The Rise of Fuerdai

Welcome to the lives of insanely rich Chinese kids.

I think we all felt a little pang of jealousy when we saw the lavish lifestyles of the characters in the recent hit film, Crazy Rich Asians. Fast cars, huge mansions AND a never-ending supply of designer brands handed to them on a silver platter? Sigh, a girl can only dream.

Image source: google images

It all may have even seemed a little exaggerated to some however the craziest thing about that film is that it’s actually, very accurate.

Lifestyles that are a fantasy for us commoners, are very much a reality for many second-generation Chinese people. This has led to the rise of a phenomenon known as “Fuerdai” which refers to the children of the nouveau riche in China whose everyday choices have raised more than just a few eyebrows.

Image source: google images

It’s inevitable that having access to such a copious amount of money can result in some of these individuals getting a little carried away. There has been no shortage of reports of these crazy, rich Chinese kids misbehaving or taking part in money-burning antics such as over-partying or buying their dog two gold apple watches.

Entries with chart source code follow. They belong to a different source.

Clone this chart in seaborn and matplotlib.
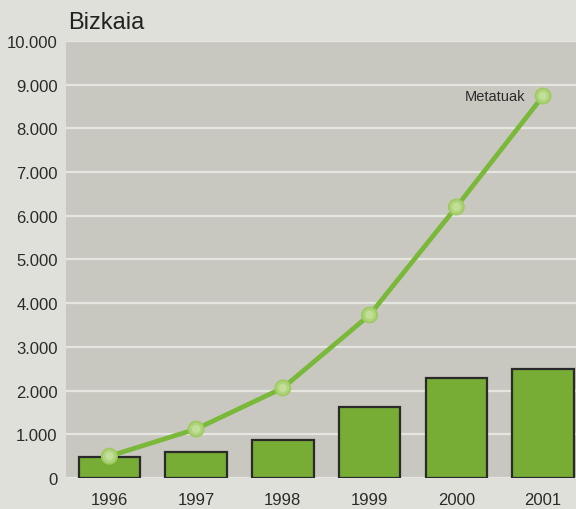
import matplotlib
matplotlib.use("Agg")
import matplotlib.pyplot as plt
from matplotlib.ticker import FuncFormatter
import seaborn as sns
import pandas as pd

# data
years = ["1996", "1997", "1998", "1999", "2000", "2001"]
urteko = [470, 590, 870, 1630, 2295, 2495]
metatuak = [500, 1120, 2060, 3730, 6200, 8740]
yticks = [0, 1000, 2000, 3000, 4000, 5000, 6000, 7000, 8000, 9000, 10000]

sns.set_style("white")
plt.rcParams["font.family"] = ["Liberation Sans Narrow", "Liberation Sans", "DejaVu Sans"]

df = pd.DataFrame({"urtea": years, "urteko": urteko, "metatuak": metatuak})

fig = plt.figure(figsize=(5.76, 5.10), dpi=100, facecolor="#dfe0da")
ax = fig.add_axes([0.1146, 0.0608, 0.8854, 0.857])
ax.set_facecolor("#c8c8c0")

sns.barplot(data=df, x="urtea", y="urteko", order=years, color="#77ad35",
            saturation=1, width=0.71, edgecolor="#2a2a2a", linewidth=1.6, ax=ax, zorder=2)
sns.lineplot(data=df, x="urtea", y="metatuak", color="#7ab83a", linewidth=3.4,
             ax=ax, zorder=3)
# markers: light green balls, layered to fake the soft shading
sns.scatterplot(data=df, x="urtea", y="metatuak", s=150, color="#9fca62",
                edgecolor="none", ax=ax, zorder=4)
sns.scatterplot(data=df, x="urtea", y="metatuak", s=90, color="#b0d47e",
                edgecolor="none", ax=ax, zorder=5)
sns.scatterplot(data=df, x="urtea", y="metatuak", s=35, color="#c2df98",
                edgecolor="none", ax=ax, zorder=6)

ax.set_xlim(-0.5, 5.38)
ax.set_ylim(0, 10000)
ax.set_yticks(yticks)
ax.yaxis.set_major_formatter(FuncFormatter(lambda v, p: f"{int(v):,}".replace(",", ".")))
ax.grid(axis="y", color="#e6e6e0", linewidth=1.6, zorder=1)
ax.set_axisbelow(True)
for s in ax.spines.values():
    s.set_visible(False)
ax.tick_params(axis="both", length=0, labelsize=12, labelcolor="#2b2b2b")
ax.tick_params(axis="x", pad=10)
ax.tick_params(axis="y", pad=6)
ax.set_xlabel("")
ax.set_ylabel("")

ax.text(4.8, metatuak[-1], "Metatuak", ha="right", va="center", fontsize=10.5, color="#2b2b2b")
fig.text(68 / 576, 1 - 23 / 510, "Bizkaia", ha="left", va="center", fontsize=17, color="#222222")

fig.savefig("out.png", dpi=100, facecolor=fig.get_facecolor())
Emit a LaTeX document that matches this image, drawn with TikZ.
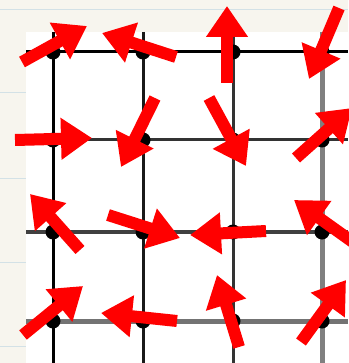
\documentclass[tikz,border=0pt]{standalone}
\usepackage{xcolor}
\usepackage{tikz}
\usetikzlibrary{arrows.meta, calc}

\definecolor{paper}{HTML}{F7F5EE}
\definecolor{ruling}{HTML}{D3E1E6}
\definecolor{vecred}{HTML}{FF0000}

\begin{document}
\begin{tikzpicture}[
        x=1pt, y=-1pt,
        dot/.style={circle, fill=black, inner sep=0pt, minimum size=15pt},
        vec/.style={-{Triangle[length=31pt, width=40pt]}, line width=12pt, draw=vecred}
    ]
        \useasboundingbox (0,0) rectangle (348,363);
        \fill[paper] (0,0) rectangle (348,363);
        \foreach \y in {10,93,178,262,346}
            \draw[ruling, line width=1pt] (0,\y) -- (348,\y);
        \fill[white] (26,32) rectangle (348,363);
        % grid
        \foreach \x/\c/\w in {53/black/3, 143/black!90/3, 233/black!80/3, 322/black!50/5}
            \draw[\c, line width=\w pt] (\x,32) -- (\x,363);
        \foreach \y/\c/\w in {52/black/3, 140/black!80/3, 232/black!75/4, 321/black!55/5}
            \draw[\c, line width=\w pt] (26,\y) -- (348,\y);
        % dots
        \foreach \r/\y in {1/52, 2/140, 3/232, 4/321}
            \foreach \c/\x in {1/53, 2/143, 3/233, 4/322}
                \node[dot] (d\r\c) at (\x,\y) {};
        % row 1
        \draw[vec] ($(d11)+(-31,10)$) -- ($(d11)+(34,-26)$);
        \draw[vec] ($(d12)+(33,5)$) -- ($(d12)+(-41,-19)$);
        \draw[vec] ($(d13)+(-6,31)$) -- ($(d13)+(-6,-46)$);
        \draw[vec] ($(d14)+(17,-44)$) -- ($(d14)+(-13,27)$);
        % row 2
        \draw[vec] ($(d21)+(-38,0)$) -- ($(d21)+(39,-2)$);
        \draw[vec] ($(d22)+(12,-42)$) -- ($(d22)+(-22,27)$);
        \draw[vec] ($(d23)+(-24,-42)$) -- ($(d23)+(13,26)$);
        \draw[vec] ($(d24)+(-26,18)$) -- ($(d24)+(30,-32)$);
        % row 3
        \draw[vec] ($(d31)+(27,18)$) -- ($(d31)+(-23,-38)$);
        \draw[vec] ($(d32)+(-35,-17)$) -- ($(d32)+(37,6)$);
        \draw[vec] ($(d33)+(33,-1)$) -- ($(d33)+(-43,3)$);
        \draw[vec] ($(d34)+(35,13)$) -- ($(d34)+(-28,-32)$);
        % row 4
        \draw[vec] ($(d41)+(-30,14)$) -- ($(d41)+(30,-35)$);
        \draw[vec] ($(d42)+(34,0)$) -- ($(d42)+(-42,-8)$);
        \draw[vec] ($(d43)+(6,26)$) -- ($(d43)+(-16,-46)$);
        \draw[vec] ($(d44)+(-21,21)$) -- ($(d44)+(24,-41)$);
    \end{tikzpicture}
\end{document}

Others, however, have managed to take advantage of their status in a different way by using their easy access to big labels and creating a brand for themselves on social media.

Meet Feng Fan, a young, female hyperbeast who’s streetstyle has changed the luxury choices Fuedais typically opt for. It’s almost always been about the Chanel, Gucci or Cartier labels with these wealthy kids however Fan has found herself more infatuated by the Supreme drops or the Balenciaga Triple S trainers.

Her style has managed to win her more than 391,000 Instagram followers and upwards of 1.2 million on Weibo.

Feng says she had always been interested in clothes as early as her school days when she would spend her spare time playing dress-up games on the computer, taking aesthetic pictures or browsing fashion magazines. The first domestic women’s fashion and lifestyle magazine including Outlook and Rayli had released in the mid 90s and it was during this time that Feng recalls her style was slowly developing.

The constant progression of Feng’s style can even be seen in her Instagram profile where traces of her hyperbeast style can be seen increasing as the years go on.

Her exposure has even allowed her to run a successful online store called FF Studio, where she is able to make huge profits by selling hundreds of popular clothing items.

Feng belongs to a new generation of streetwear addicts who attract others of their kind and in-turn, create a community of life-long friends whose style and aesthetics brings them together.